Regulations & Laws

Securities Exchange Act of 1934

Federal law governing the secondary market, broker-dealers, and creating the SEC.

SIES7S63S65S66

The Securities Exchange Act of 1934 created the SEC and established ongoing disclosure requirements for publicly traded companies and rules governing secondary market trading.

Key provisions:

  • SEC creation — the Securities and Exchange Commission was established to enforce federal securities laws.
  • Broker-dealer registration — all B/Ds trading in the U.S. must register with the SEC.
  • Periodic reporting — public companies must file 10-K (annual), 10-Q (quarterly), and 8-K (current events) reports.
  • Insider trading prohibitions — Section 10(b) and Rule 10b-5 prohibit fraud and manipulation.
  • Proxy rules — governs shareholder voting and corporate governance disclosures.
  • Short-swing profit rule (Section 16) — corporate insiders (>10% shareholders, officers, directors) must return profits from buy-sell within 6 months.
  • Margin regulations — granted the Fed authority to set margin requirements (Reg T).
  • SRO authority — authorizes FINRA, MSRB, and exchanges to self-regulate.
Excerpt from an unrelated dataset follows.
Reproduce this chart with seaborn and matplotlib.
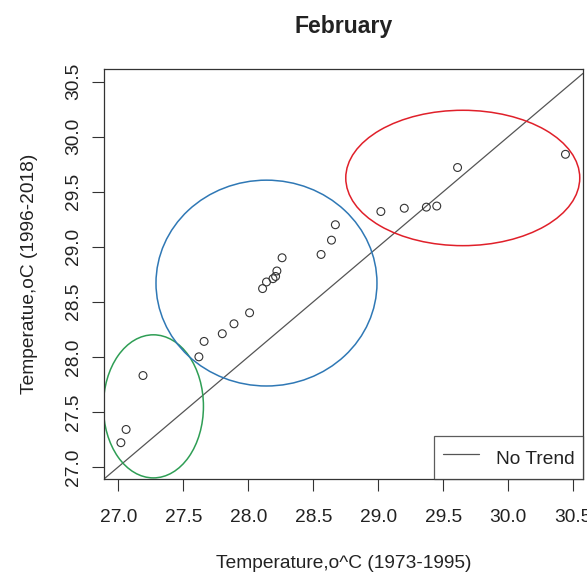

Reporting thresholds: Companies with ≥$10M in assets and ≥2,000 shareholders (or ≥500 non-accredited investors) must register under the 1934 Act.

> Exam tip: The 1934 Act = secondary market + broker-dealers + SEC. The 1933 Act = primary market + new issues. Rule 10b-5 (anti-fraud) under the 1934 Act is heavily tested on the Series 7 and Series 65.